Friday, December 13, 2013

No Tears for Mandela

Every generation needs heroes.  However the elevation of Nelson Mandela to sainthood  by an adoring world is not only wrong, it is a slap in the face to all those who suffered irreparable loss directly by his hands or by the hands of African National Congress/South African Communist Party mobs.

Mandela denied any involvement in the Soviet-backed SACP, which is tantamount to denying that his hands were not part of his body.  There are numerous pictures of Mandela by the side of SACP leader Joe Slovo underneath the hammer and sickle, hands raised, giving the communist clinched-fist salute  http:/theconservativemonster.com/?

Mandela was one of the people who helped transform the ANC from an organization dedicated to bringing about reform through peaceful political means into one committed to the violent overthrow of the government.

Mandela was charismatic and adept at political expediency, often doing what was right, but often doing what most certainly was wrong.

In the late 1980’s, after Congress had over-ridden a Reagan veto to impose economic sanctions against South Africa, I spent several weeks in that country as part of a fact-find mission sponsored by Renaissance Women.

We traveled from one end of the country to the other meeting with key individuals in the struggle against apartheid as well as key economic, political and religious groups.

We also talked with people in the pews and on the streets who were just trying to earn a living and escape the violence.   The most fearful were blacks in the Soweto township where Winnie Mandela’s thugs, known as her “Soccer Club,” went about brutalizing her neighbors who sent their children to school against the wishes of the ANC and would not join terrorist groups.

When we asked black children living in Soweto what was their biggest concern, it was being murdered by Mandela’s militia on the way home from school.

Fourteen-year-old Stompie Moekhetsi Seipei was one who did not survive.   Mrs. Mandela later was convicted of kidnapping this child.  She has since been found guilty of the torture/murder of countless other men, women and children by the South African Truth and Reconciliation Commission.

Nevertheless, she has not served any time for her crimes.  Instead, she now sits on the Executive Committee of the ANC, which is the de-facto government of South Africa.   So much for reform!

I thought it a good sign when Nelson Mandela divorced this woman two years after he was released from prison.  However, he raised money for her defense and then married Graca Machel, the widow of Samora Machel, the brutal dictator of Mozambique.

Before my arrival in South Africa,  I though apartheid was the law of the land.  After my arrival, I found this despised law largely ignored.  There were integrated neighborhoods churches and businesses.  Segregation was more economic than racial, much the way it is in this country.

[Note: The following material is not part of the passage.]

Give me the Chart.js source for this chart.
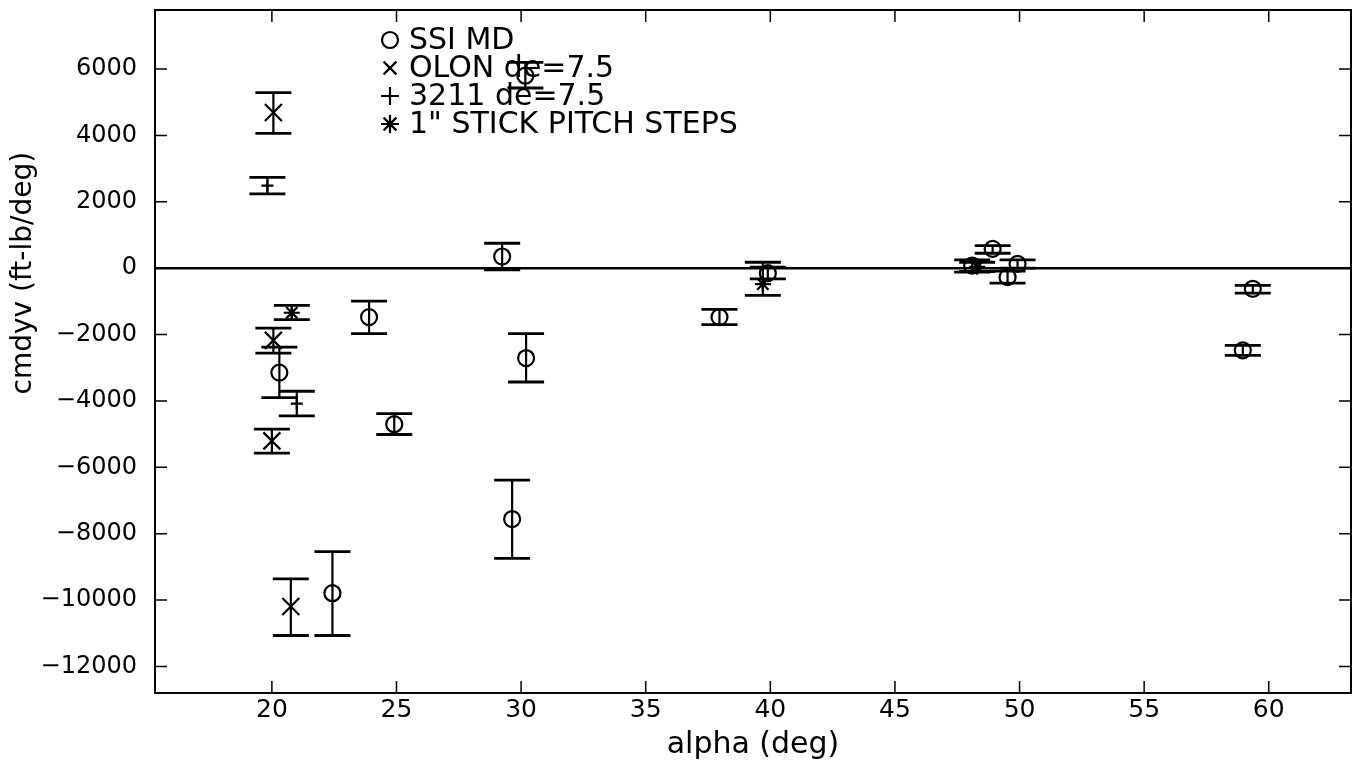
<!DOCTYPE html>
<html>
<head>
<meta charset="utf-8">
<script src="https://cdn.jsdelivr.net/npm/chart.js"></script>
<style>
  html, body { margin: 0; padding: 0; background: #fff; }
</style>
</head>
<body>
<canvas id="cm" width="1362" height="778"></canvas>
<script>
// SSI MD estimates (alpha, value, lower / upper bound)
const ssiAlpha = [29.24, 30.17, 20.3, 22.43, 23.9, 24.91, 30.2, 29.64, 37.96, 39.9, 48.92, 48.1, 49.92, 49.52, 59.36, 58.96];
const ssiVal   = [352, 5800, -3146, -9793, -1473, -4701, -2707, -7558, -1473, -150, 583, 80, 132, -270, -620, -2475];
const ssiLo    = [-48, 5430, -3898, -11067, -1974, -5011, -3429, -8741, -1703, -320, 451, -120, 0, -450, -752, -2626];
const ssiHi    = [752, 6200, -2376, -8541, -992, -4380, -1974, -6385, -1242, 30, 683, 253, 253, -90, -520, -2325];

// OLON de=7.5
const olonAlpha = [20.06, 20.06, 20.0, 20.76];
const olonVal   = [4692, -2175, -5203, -10195];
const olonLo    = [4060, -2556, -5573, -11067];
const olonHi    = [5293, -1804, -4851, -9363];

// 3211 de=7.5
const m3211Alpha = [19.82, 21.0];
const m3211Val   = [2487, -4078];
const m3211Lo    = [2238, -4451];
const m3211Hi    = [2737, -3708];

// 1" stick pitch steps
const stickAlpha = [20.8, 39.7, 48.3];
const stickVal   = [-1342, -480, 40];
const stickLo    = [-1552, -820, -100];
const stickHi    = [-1122, 180, 180];

const xTicks = [20, 25, 30, 35, 40, 45, 50, 55, 60];
const yTicks = [-12000, -10000, -8000, -6000, -4000, -2000, 0, 2000, 4000, 6000];
const yTickLabels = ['\u221212000', '\u221210000', '\u22128000', '\u22126000', '\u22124000', '\u22122000', '0', '2000', '4000', '6000'];

const xMin = 15.31, xMax = 63.3;
const yMin = -12800, yMax = 7780;

const FONT = '"DejaVu Sans", sans-serif';
const Y_TITLE = 'cmdyv (ft-lb/deg)';

function pts(xs, ys) {
    return xs.map((x, i) => ({ x: x, y: ys[i] }));
}

// draws one marker shape at (x, y)
function marker(ctx, style, x, y, r) {
    ctx.beginPath();
    if (style === 'circle') {
        ctx.arc(x, y, r, 0, Math.PI * 2);
    } else if (style === 'crossRot') {
        const d = r * 0.707;
        ctx.moveTo(x - d, y - d); ctx.lineTo(x + d, y + d);
        ctx.moveTo(x - d, y + d); ctx.lineTo(x + d, y - d);
    } else if (style === 'cross') {
        ctx.moveTo(x - r, y); ctx.lineTo(x + r, y);
        ctx.moveTo(x, y - r); ctx.lineTo(x, y + r);
    } else if (style === 'star') {
        ctx.moveTo(x - r, y); ctx.lineTo(x + r, y);
        ctx.moveTo(x, y - r); ctx.lineTo(x, y + r);
        const d = r * 0.707;
        ctx.moveTo(x - d, y - d); ctx.lineTo(x + d, y + d);
        ctx.moveTo(x - d, y + d); ctx.lineTo(x + d, y - d);
    }
    ctx.stroke();
}

// vertical error bars with caps
const errorBars = {
    id: 'errorBars',
    beforeDatasetsDraw(chart) {
        const { ctx, scales: { x, y } } = chart;
        ctx.save();
        ctx.strokeStyle = '#000';
        chart.data.datasets.forEach(ds => {
            if (!ds.lo) return;
            ds.data.forEach((p, i) => {
                const px = x.getPixelForValue(p.x);
                const yl = y.getPixelForValue(ds.lo[i]);
                const yh = y.getPixelForValue(ds.hi[i]);
                ctx.lineWidth = 2.2;
                ctx.beginPath();
                ctx.moveTo(px, yl); ctx.lineTo(px, yh);
                ctx.stroke();
                ctx.lineWidth = 2.8;
                ctx.beginPath();
                ctx.moveTo(px - 18, yl); ctx.lineTo(px + 18, yl);
                ctx.moveTo(px - 18, yh); ctx.lineTo(px + 18, yh);
                ctx.stroke();
            });
        });
        ctx.restore();
    }
};

// box around the axes with inward ticks on all four sides, plus the y label
const axesBox = {
    id: 'axesBox',
    afterDraw(chart) {
        const { ctx, chartArea: a, scales: { x, y } } = chart;
        const tl = 12;
        ctx.save();
        ctx.strokeStyle = '#000';
        ctx.lineWidth = 2;
        ctx.strokeRect(a.left, a.top, a.right - a.left, a.bottom - a.top);
        ctx.lineWidth = 1.5;
        ctx.beginPath();
        xTicks.forEach(v => {
            const px = x.getPixelForValue(v);
            ctx.moveTo(px, a.bottom); ctx.lineTo(px, a.bottom - tl);
            ctx.moveTo(px, a.top); ctx.lineTo(px, a.top + tl);
        });
        yTicks.forEach(v => {
            const py = y.getPixelForValue(v);
            ctx.moveTo(a.left, py); ctx.lineTo(a.left + tl, py);
            ctx.moveTo(a.right, py); ctx.lineTo(a.right - tl, py);
        });
        ctx.stroke();

        // y label sits a little above the middle of the axis
        ctx.translate(24, y.getPixelForValue(-150));
        ctx.rotate(-Math.PI / 2);
        ctx.fillStyle = '#000';
        ctx.font = '28px ' + FONT;
        ctx.textAlign = 'center';
        ctx.textBaseline = 'middle';
        ctx.fillText(Y_TITLE, 0, 0);
        ctx.restore();
    }
};

// legend inside the axes, no frame
const inLegend = {
    id: 'inLegend',
    afterDraw(chart) {
        const { ctx } = chart;
        const rows = chart.data.datasets.filter(ds => ds.lo);
        ctx.save();
        ctx.strokeStyle = '#000';
        ctx.fillStyle = '#000';
        ctx.font = '30px ' + FONT;
        ctx.textBaseline = 'middle';
        ctx.textAlign = 'left';
        rows.forEach((ds, i) => {
            const ry = 40 + i * 28;
            ctx.lineWidth = 2.2;
            marker(ctx, ds.pointStyle, 390, ry, ds.pointStyle === 'circle' ? 8 : 9);
            ctx.fillText(ds.label, 409, ry + 1);
        });
        ctx.restore();
    }
};

function series(label, style, r, xs, ys, lo, hi) {
    return {
        label: label,
        data: pts(xs, ys),
        lo: lo,
        hi: hi,
        showLine: false,
        pointStyle: style,
        pointRadius: r,
        pointBorderWidth: 2.2,
        pointBorderColor: '#000',
        pointBackgroundColor: 'rgba(0,0,0,0)'
    };
}

new Chart(document.getElementById('cm'), {
    type: 'scatter',
    data: {
        datasets: [
            series('SSI MD', 'circle', 8, ssiAlpha, ssiVal, ssiLo, ssiHi),
            series('OLON de=7.5', 'crossRot', 12, olonAlpha, olonVal, olonLo, olonHi),
            series('3211 de=7.5', 'cross', 6, m3211Alpha, m3211Val, m3211Lo, m3211Hi),
            series('1" STICK PITCH STEPS', 'star', 8, stickAlpha, stickVal, stickLo, stickHi),
            {
                // zero reference line
                label: 'zero',
                data: [{ x: xMin, y: 0 }, { x: xMax, y: 0 }],
                showLine: true,
                borderColor: '#000',
                borderWidth: 2.5,
                pointRadius: 0
            }
        ]
    },
    options: {
        responsive: false,
        devicePixelRatio: 1,
        animation: false,
        layout: { autoPadding: false, padding: { left: 0, right: 11, top: 10, bottom: 0 } },
        plugins: {
            legend: { display: false },
            tooltip: { enabled: false }
        },
        scales: {
            x: {
                type: 'linear',
                min: xMin,
                max: xMax,
                grid: { display: false, drawTicks: false },
                border: { display: false },
                afterBuildTicks: s => { s.ticks = xTicks.map(v => ({ value: v })); },
                afterFit: s => { s.height = 85; s.paddingLeft = 0; s.paddingRight = 0; },
                ticks: {
                    color: '#000',
                    padding: 2,
                    font: { family: FONT, size: 25 }
                },
                title: {
                    display: true,
                    text: 'alpha (deg)',
                    color: '#000',
                    font: { family: FONT, size: 30 },
                    padding: { top: 0, bottom: 15 }
                }
            },
            y: {
                type: 'linear',
                min: yMin,
                max: yMax,
                grid: { display: false, drawTicks: false },
                border: { display: false },
                afterBuildTicks: s => { s.ticks = yTicks.map(v => ({ value: v })); },
                afterFit: s => { s.width = 155; s.paddingTop = 0; s.paddingBottom = 0; },
                ticks: {
                    color: '#000',
                    padding: 18,
                    font: { family: FONT, size: 24 },
                    callback: v => yTickLabels[yTicks.indexOf(v)]
                }
            }
        }
    },
    plugins: [errorBars, axesBox, inLegend]
});
</script>
</body>
</html>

I discovered that most of South Africa’s economic problems stemmed from the hundreds of people seeking a better life who were pouring into the cities each day from the tribal areas. The government offered job training programs and housing starts to the new arrivals but was having a hard time keeping up with the influx.

I  also gained insight on the press restrictions that had been imposed by the government.  Moderate reformist blacks long had claimed there was collusion between the press and the ANC.  TV crews would arrive outside a home or business, set up their cameras and, a few minutes later, a mob would appear to torch the place and provide the world with “terrorist theater.”

I came away convinced that President Reagan was right to veto sanctions against South Africa, which harmed the overwhelming majority of blacks who were making key economic and political gains.  They undermined governmental reforms which had been underway for more than a decade and drove President F. W. de Klerk to sell out moderate black leaders like Zulu Chief Mangosuthu Buthelezi, Bishop Elijah Mokoena and Mayor Tomsanga Linda in order to make an unholy bargain with the ANC.  This assured de Klerk’s political survival, but it put his country on a path to social and economic collapse.

No amount of hand-wringing or political hindsight on behalf of James Baker, Reagan’s Treasury secretary, can change these facts.  It’s a thinly-veiled effort by Baker to appear relevant during this international Mandela love-fest.

As for Mandela, I can’t imagine the mother of Stompie Moekhetsi or the mothers of the other moderate blacks who lost their lives in this struggle are shedding tears at his death.